If your application gets a segmentation fault without a core file or fatal error log file see Appendix A, or a STACK_OVERFLOW_ERROR on Windows, or the message "An irrecoverable stack overflow has occurred", this indicates that the value of StackShadowPages was exceeded and more space is needed.
If you increase the value of StackShadowPages, you might also need to increase the default thread stack size using the -Xss parameter. Increasing the default thread stack size might decrease the number of threads that can be created, so be careful in choosing a value for the thread stack size. The thread stack size varies by platform from 256 KB to 1024 KB.

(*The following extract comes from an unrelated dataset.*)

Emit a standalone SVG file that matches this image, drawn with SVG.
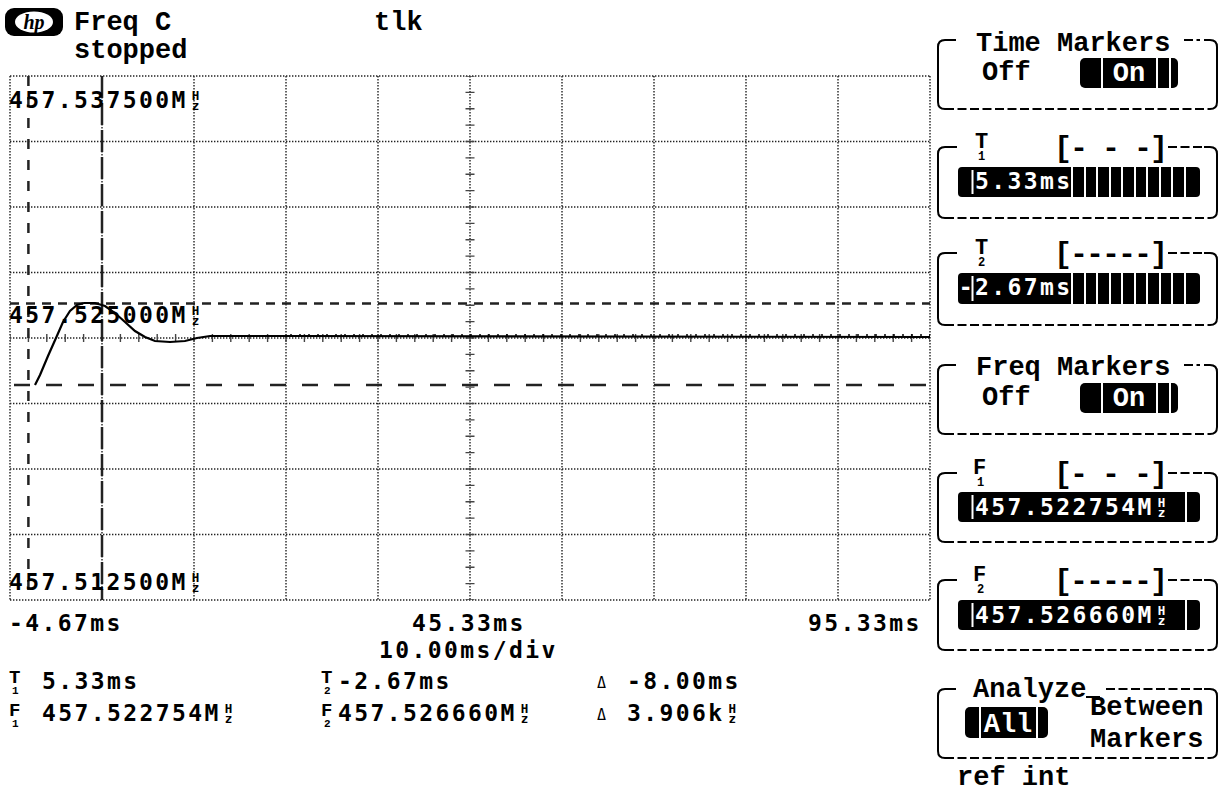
<svg xmlns="http://www.w3.org/2000/svg" width="1218" height="792" viewBox="0 0 1218 792">
<style>
.grid{fill:none;stroke:#222;stroke-width:1.4;stroke-dasharray:1.4 1.6}
.lbl{font-family:"Liberation Mono","DejaVu Sans Mono",monospace;font-weight:bold;font-size:27px;fill:#000}
.num{font-family:"DejaVu Sans Mono","Liberation Mono",monospace;font-size:23px;letter-spacing:2.4px;font-weight:bold;fill:#000}
.numb{font-family:"DejaVu Sans Mono","Liberation Mono",monospace;font-size:23px;letter-spacing:2.4px;font-weight:bold;fill:#000}
.hz{font-size:12.5px;letter-spacing:0;font-weight:bold}
.wt{fill:#fff}
.sub{font-family:"Liberation Mono","DejaVu Sans Mono",monospace;font-weight:bold;fill:#000}
.brk{font-family:"Liberation Mono","DejaVu Sans Mono",monospace;font-weight:bold;font-size:30px;fill:#000}
.edge{fill:none;stroke:#000;stroke-width:2}
.dash{fill:none;stroke:#000;stroke-width:2;stroke-dasharray:9 3.5}
.stripe{stroke:#fff;stroke-width:2}
</style>
<rect width="1218" height="792" fill="#fff"/>

<g id="header">
  <rect x="5" y="8" width="58" height="28" rx="9" fill="#000"/>
  <ellipse cx="34" cy="22" rx="19" ry="10.5" fill="#fff"/>
  <text x="34" y="29" text-anchor="middle" font-family="Liberation Serif,serif" font-style="italic" font-weight="bold" font-size="20">hp</text>
  <text class="lbl" x="74" y="30">Freq C</text>
  <text class="lbl" x="74" y="58">stopped</text>
  <text class="lbl" x="374" y="30">tlk</text>
</g>

<g id="graticule">
  <path class="grid" d="M10,76V600M102,76V600M194,76V600M286,76V600M378,76V600M470,76V600M562,76V600M654,76V600M746,76V600M838,76V600M930,76V600M10,76H930M10,141.5H930M10,207H930M10,272.5H930M10,338H930M10,403.5H930M10,469H930M10,534.5H930M10,600H930"/>
  <line x1="470" y1="76" x2="470" y2="600" stroke="#444" stroke-width="9" stroke-dasharray="1.4 14.975" stroke-dashoffset="0.7"/>
  <line x1="10" y1="338" x2="930" y2="338" stroke="#444" stroke-width="8" stroke-dasharray="1.4 17" stroke-dashoffset="0.7"/>
</g>

<g id="markers">
  <line x1="28.4" y1="76" x2="28.4" y2="600" stroke="#222" stroke-width="2.5" stroke-dasharray="10 11"/>
  <line x1="102" y1="76" x2="102" y2="600" stroke="#222" stroke-width="2.5" stroke-dasharray="22 5"/>
  <line x1="10" y1="303.5" x2="930" y2="303.5" stroke="#222" stroke-width="2.5" stroke-dasharray="9 7"/>
  <line x1="10" y1="385" x2="930" y2="385" stroke="#222" stroke-width="2.5" stroke-dasharray="16 16" stroke-dashoffset="-4"/>
</g>

<g id="trace">
  <polyline fill="none" stroke="#000" stroke-width="2.2" points="35,385 40,375 48,356 56,338 63,322 70,311 77,305 84,303 95,303 105,306 115,313 125,322 135,331 145,337 155,341 170,342 185,341 197,338 210,336 290,336 930,337"/>
  <line x1="290" y1="335" x2="930" y2="335" stroke="#000" stroke-width="1.6" stroke-dasharray="2 7"/>
</g>

<g id="axis-labels">
  <text class="numb" x="9" y="108">457.537500M<tspan class="hz" dx="4" dy="-8.5">H</tspan><tspan class="hz" dx="-7.5" dy="10.5">z</tspan></text>
  <text class="numb" x="9" y="323">457.525000M<tspan class="hz" dx="4" dy="-8.5">H</tspan><tspan class="hz" dx="-7.5" dy="10.5">z</tspan></text>
  <text class="numb" x="9" y="590">457.512500M<tspan class="hz" dx="4" dy="-8.5">H</tspan><tspan class="hz" dx="-7.5" dy="10.5">z</tspan></text>
  <text class="num" x="9" y="631">-4.67ms</text>
  <text class="num" x="412" y="631">45.33ms</text>
  <text class="num" x="808" y="631">95.33ms</text>
  <text class="num" x="379" y="658">10.00ms/div</text>
</g>

<g id="readouts">
  <text class="sub" x="9" y="683" font-size="19">T</text>
  <text class="sub" x="12" y="694" font-size="11">1</text>
  <text class="num" x="42" y="689">5.33ms</text>
  <text class="sub" x="321" y="683" font-size="19">T</text>
  <text class="sub" x="324" y="694" font-size="11">2</text>
  <text class="num" x="338" y="689">-2.67ms</text>
  <text x="597" y="688" font-family="DejaVu Sans Mono,monospace" font-size="15">Δ</text>
  <text class="num" x="627" y="689">-8.00ms</text>
  <text class="sub" x="9" y="716" font-size="19">F</text>
  <text class="sub" x="12" y="727" font-size="11">1</text>
  <text class="num" x="42" y="721">457.522754M<tspan class="hz" dx="4" dy="-8.5">H</tspan><tspan class="hz" dx="-7.5" dy="10.5">z</tspan></text>
  <text class="sub" x="321" y="716" font-size="19">F</text>
  <text class="sub" x="324" y="727" font-size="11">2</text>
  <text class="num" x="338" y="721">457.526660M<tspan class="hz" dx="4" dy="-8.5">H</tspan><tspan class="hz" dx="-7.5" dy="10.5">z</tspan></text>
  <text x="597" y="720" font-family="DejaVu Sans Mono,monospace" font-size="15">Δ</text>
  <text class="num" x="627" y="721">3.906k<tspan class="hz" dx="4" dy="-8.5">H</tspan><tspan class="hz" dx="-7.5" dy="10.5">z</tspan></text>
</g>

<g id="box-time-markers">
  <path class="edge" d="M956,40H945Q938,40 938,47V102Q938,109 945,109M1204,40H1210Q1217,40 1217,47V102Q1217,109 1210,109"/>
  <path class="dash" d="M945,109H1210M1184,40H1200"/>
  <text class="lbl" x="976" y="51">Time Markers</text>
  <text class="lbl" x="982" y="80">Off</text>
  <rect x="1080" y="58" width="98" height="30" rx="5" fill="#000"/>
  <path class="stripe" d="M1102,58V88M1157,58V88M1170,58V88"/>
  <text class="lbl wt" x="1129" y="81" text-anchor="middle">On</text>
</g>

<g id="box-t1">
  <path class="edge" d="M957,147H945Q938,147 938,154V211Q938,218 945,218M1204,147H1210Q1217,147 1217,154V211Q1217,218 1210,218"/>
  <path class="dash" d="M945,218H1210M1168,147H1202"/>
  <text class="sub" x="975" y="148" font-size="22">T</text>
  <text class="sub" x="978" y="160" font-size="12">1</text>
  <text class="brk" x="1054" y="157" textLength="114" lengthAdjust="spacing">[- - -]</text>
  <rect x="958" y="167" width="242" height="30" rx="4" fill="#000"/>
  <path class="stripe" d="M972.5,170V194M1072,167V197M1085,167V197M1097,167V197M1110,167V197M1122,167V197M1135,167V197M1147,167V197M1160,167V197M1172,167V197M1185,167V197"/>
  <text class="num wt" x="975" y="189">5.33ms</text>
</g>

<g id="box-t2">
  <path class="edge" d="M957,253H945Q938,253 938,260V318Q938,325 945,325M1204,253H1210Q1217,253 1217,260V318Q1217,325 1210,325"/>
  <path class="dash" d="M945,325H1210M1168,253H1202"/>
  <text class="sub" x="975" y="254" font-size="22">T</text>
  <text class="sub" x="978" y="266" font-size="12">2</text>
  <text class="brk" x="1054" y="263" textLength="114" lengthAdjust="spacing">[-----]</text>
  <rect x="958" y="273" width="242" height="31" rx="4" fill="#000"/>
  <path class="stripe" d="M972.5,276V301M1072,273V304M1085,273V304M1097,273V304M1110,273V304M1122,273V304M1135,273V304M1147,273V304M1160,273V304M1172,273V304M1185,273V304"/>
  <text class="num wt" x="958.75" y="295">-2.67ms</text>
</g>

<g id="box-freq-markers">
  <path class="edge" d="M956,365H945Q938,365 938,372V427Q938,434 945,434M1204,365H1210Q1217,365 1217,372V427Q1217,434 1210,434"/>
  <path class="dash" d="M945,434H1210M1184,365H1200"/>
  <text class="lbl" x="976" y="375">Freq Markers</text>
  <text class="lbl" x="982" y="405">Off</text>
  <rect x="1080" y="383" width="98" height="30" rx="5" fill="#000"/>
  <path class="stripe" d="M1102,383V413M1157,383V413M1170,383V413"/>
  <text class="lbl wt" x="1129" y="406" text-anchor="middle">On</text>
</g>

<g id="box-f1">
  <path class="edge" d="M957,473H945Q938,473 938,480V535Q938,542 945,542M1204,473H1210Q1217,473 1217,480V535Q1217,542 1210,542"/>
  <path class="dash" d="M945,542H1210M1168,473H1202"/>
  <text class="sub" x="973" y="474" font-size="22">F</text>
  <text class="sub" x="977" y="486" font-size="12">1</text>
  <text class="brk" x="1054" y="483" textLength="114" lengthAdjust="spacing">[- - -]</text>
  <rect x="958" y="492" width="242" height="30" rx="4" fill="#000"/>
  <path class="stripe" d="M972.5,495V519M1186,492V522"/>
  <text class="num wt" x="975" y="515">457.522754M<tspan class="hz" dx="4" dy="-8.5">H</tspan><tspan class="hz" dx="-7.5" dy="10.5">z</tspan></text>
</g>

<g id="box-f2">
  <path class="edge" d="M957,580H945Q938,580 938,587V643Q938,650 945,650M1204,580H1210Q1217,580 1217,587V643Q1217,650 1210,650"/>
  <path class="dash" d="M945,650H1210M1168,580H1202"/>
  <text class="sub" x="973" y="581" font-size="22">F</text>
  <text class="sub" x="977" y="593" font-size="12">2</text>
  <text class="brk" x="1054" y="590" textLength="114" lengthAdjust="spacing">[-----]</text>
  <rect x="958" y="600" width="242" height="30" rx="4" fill="#000"/>
  <path class="stripe" d="M972.5,603V627M1186,600V630"/>
  <text class="num wt" x="975" y="623">457.526660M<tspan class="hz" dx="4" dy="-8.5">H</tspan><tspan class="hz" dx="-7.5" dy="10.5">z</tspan></text>
</g>

<g id="box-analyze">
  <path class="edge" d="M956,689H945Q938,689 938,696V751Q938,758 945,758M1204,689H1210Q1217,689 1217,696V751Q1217,758 1210,758M1086,697H1100"/>
  <path class="dash" d="M945,758H1210M1106,689H1202"/>
  <text class="lbl" x="973" y="697">Analyze</text>
  <rect x="965" y="707" width="83" height="31" rx="5" fill="#000"/>
  <path class="stripe" d="M980,707V738M1037,707V738"/>
  <text class="lbl wt" x="1008" y="732" text-anchor="middle">All</text>
  <text class="lbl" x="1090" y="715" font-size="26">Between</text>
  <text class="lbl" x="1090" y="747" font-size="26">Markers</text>
</g>

<g id="footer">
  <text class="lbl" x="957" y="785" font-size="26">ref int</text>
</g>
</svg>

Example 5-4 Stack Overflow Exception
# An unexpected error has been detected by HotSpot Virtual Machine: # # EXCEPTION_STACK_OVERFLOW (0xc00000fd) at pc=0x10001011, pid=296, tid=2940 # # Java VM: Java HotSpot(TM) Client VM (1.6-internal mixed mode, sharing) # Problematic frame: # C [App.dll+0x1011] # --------------- T H R E A D --------------- Current thread (0x000367c0): JavaThread "main" [_thread_in_native, id=2940] : Stack: [0x00040000,0x00080000), sp=0x00041000, free space=4k Native frames: (J=compiled Java code, j=interpreted, Vv=VM code, C=native code) C [App.dll+0x1011] C [App.dll+0x1020] C [App.dll+0x1020] : C [App.dll+0x1020] C [App.dll+0x1020] ...<more frames>... Java frames: (J=compiled Java code, j=interpreted, Vv=VM code) j Test.foo()V+0 j Test.main([Ljava/lang/String;)V+0 v ~StubRoutines::call_stub
You can interpret the following information from Example 5-4.
The exception is EXCEPTION_STACK_OVERFLOW.
The thread state is _thread_in_native, which means that the thread is executing native or JNI code.
In the stack information, the free space is only 4 KB (a single page on a Windows system). In addition, the stack pointer (sp) is at 0x00041000, which is close to the end of the stack at 0x00040000.
The printout of the native frames shows that a recursive native function is the issue in this case. The output notation ...<more frames>... indicates that additional frames exist but were not printed. The output is limited to 100 frames.